My nephew Brandon is going through this very thing right now, not doing well at all. It brings home the fact that we ask so much of our soldiers. The article is a long read, and it will tug at your heart.
THE WAR WITHIN
Matthew B. Stannard, Chronicle Staff Writer
Sunday, January 29, 2006
Pike County, Ky. -- BATTLE SCARS: The photo of the ‘Marlboro Man’ in Fallujah became a symbol of the Iraq conflict when it ran in newspapers across America in 2004. Now the soldier has returned home to Kentucky,where he battles the demons of post-traumatic stress.

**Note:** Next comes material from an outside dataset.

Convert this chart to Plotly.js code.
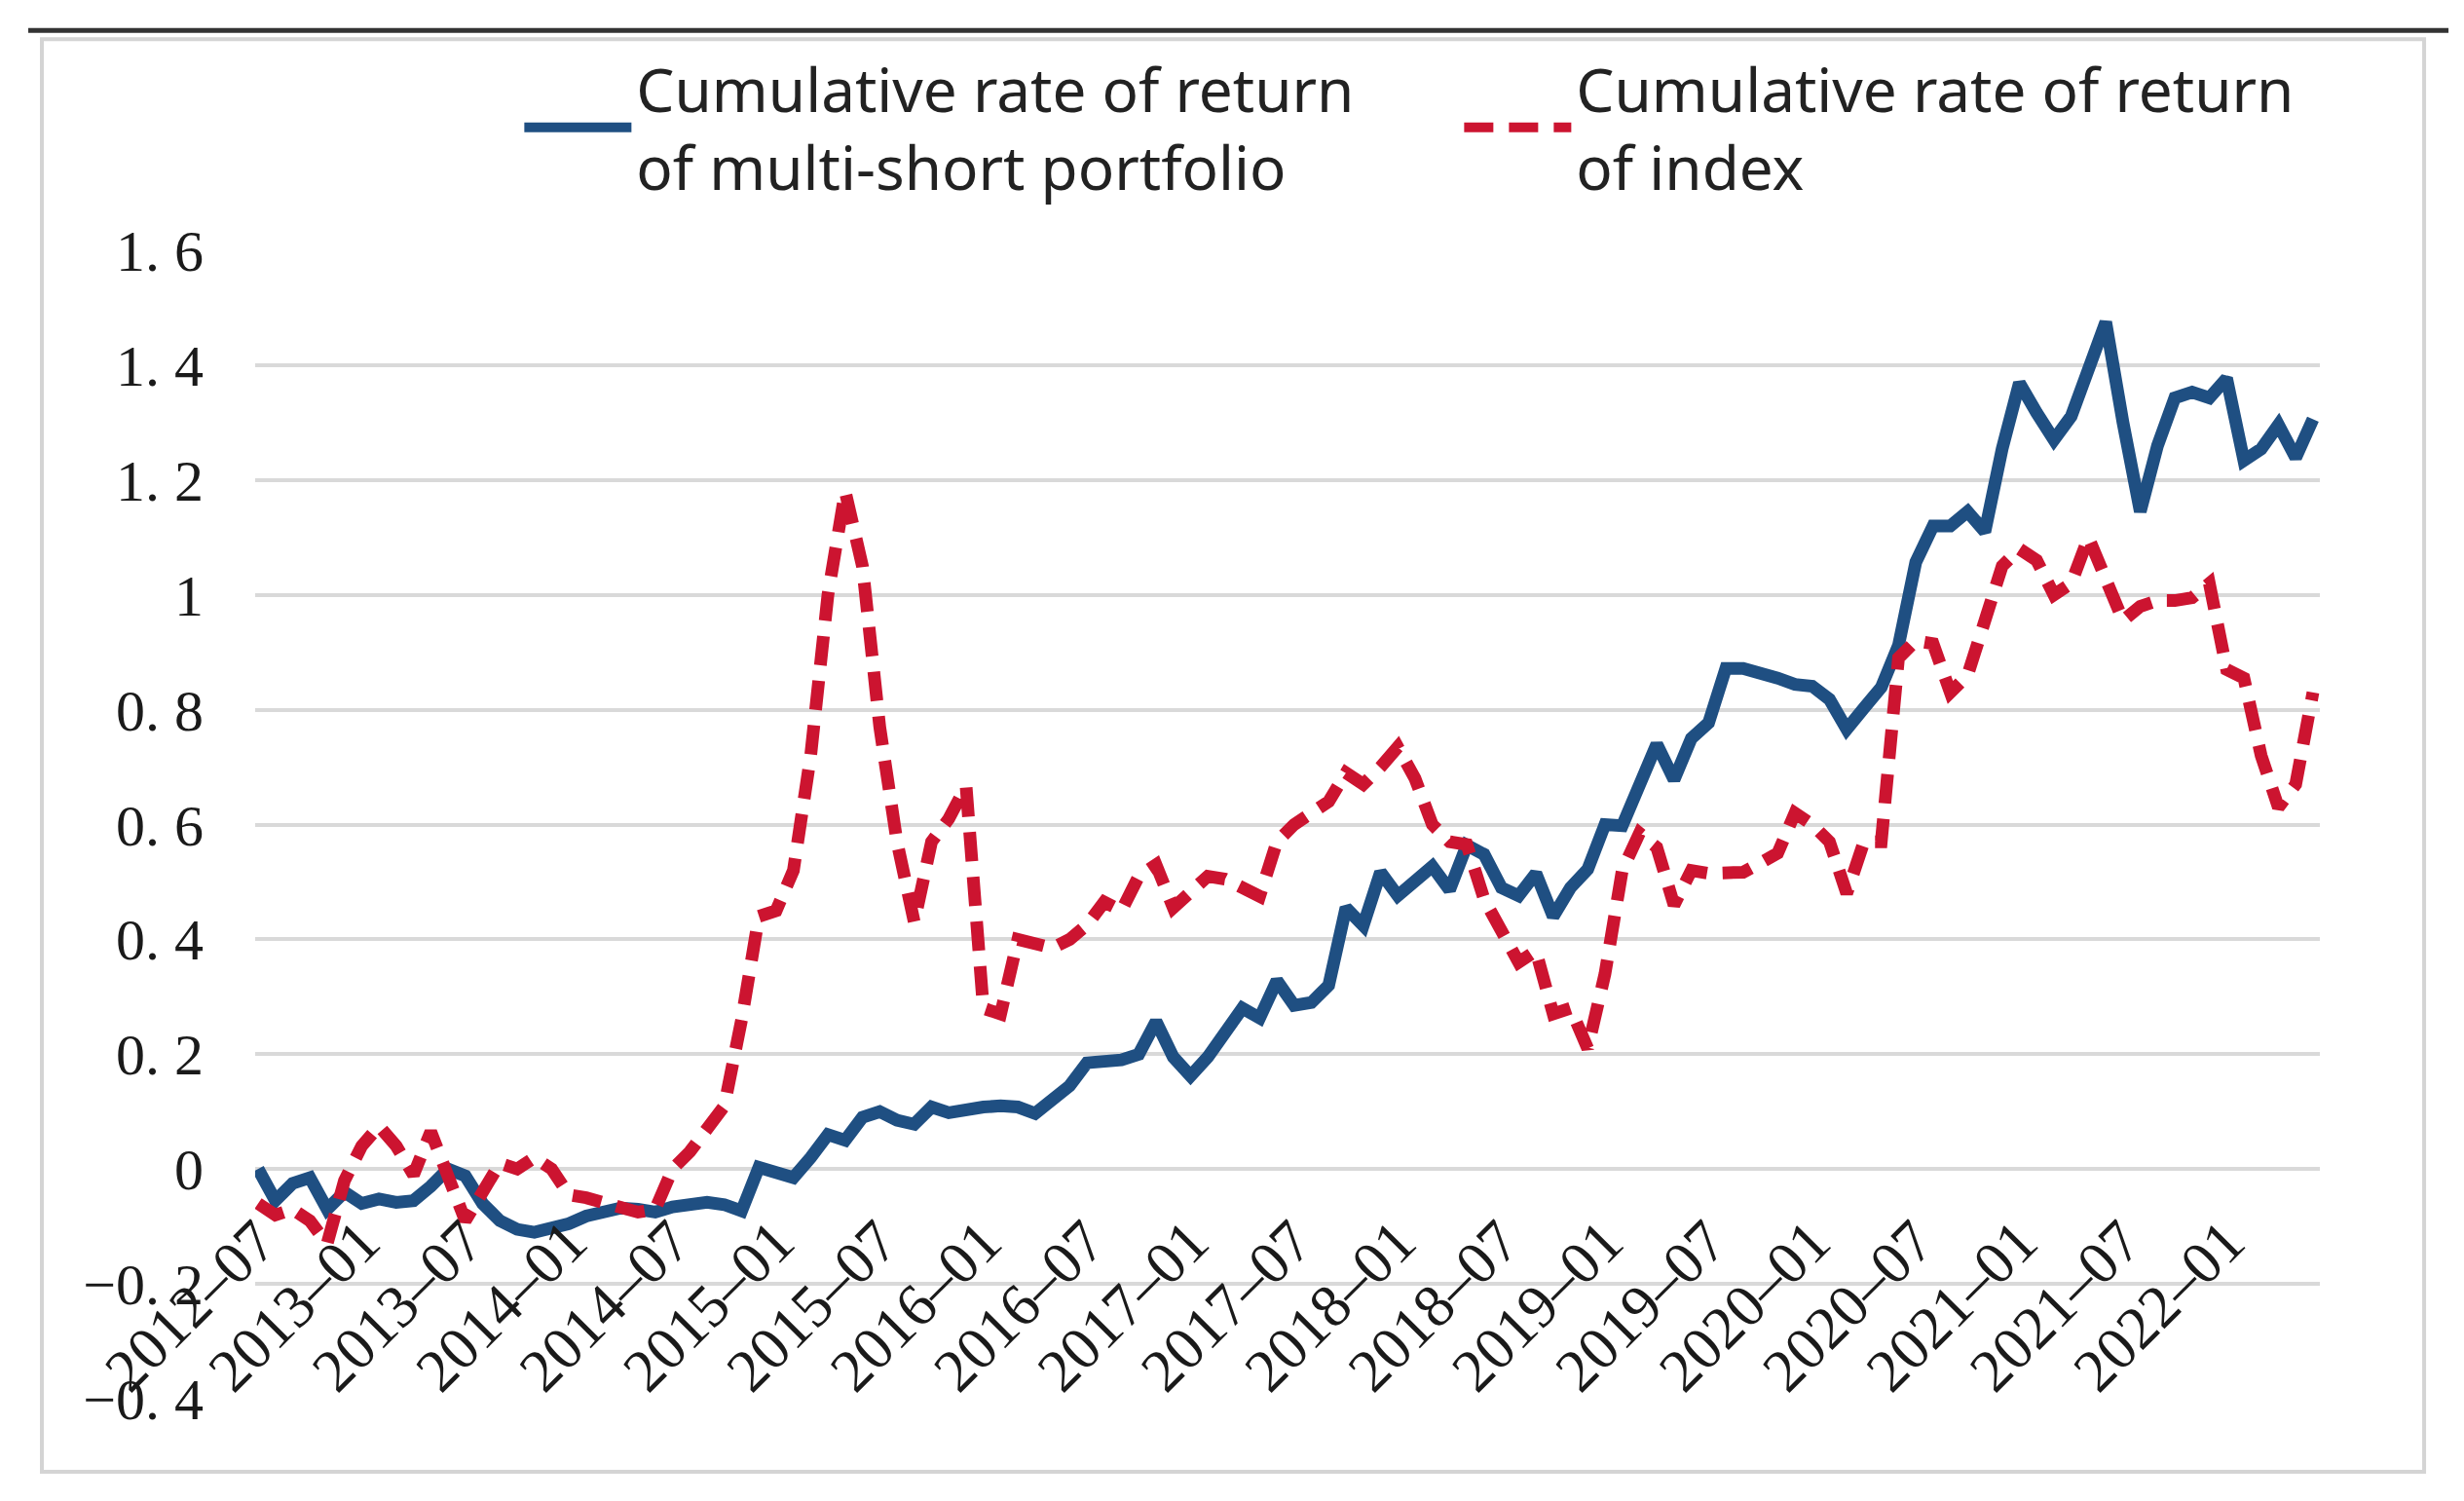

The photograph hit the world on Nov. 10, 2004: a close-cropped shot of a U.S. Marine in Iraq, his face smeared with blood and dirt, a cigarette dangling from his lips, smoke curling across weary eyes. It was an instant icon, with Dan Rather calling it "the best war photograph in recent years." About 100 newspapers ran the photo, dubbing the anonymous warrior the "Marlboro Man."
The man in the photograph is James Blake Miller, now 21, and he is an icon, although in ways Rather probably never imagined.
He's quieter now -- easier to anger. He turns to fight at the sound of a backfire, can't look at fireworks without thinking of fire raining down on a city. He has trouble sleeping, and when he does, his fingers twitch on invisible triggers.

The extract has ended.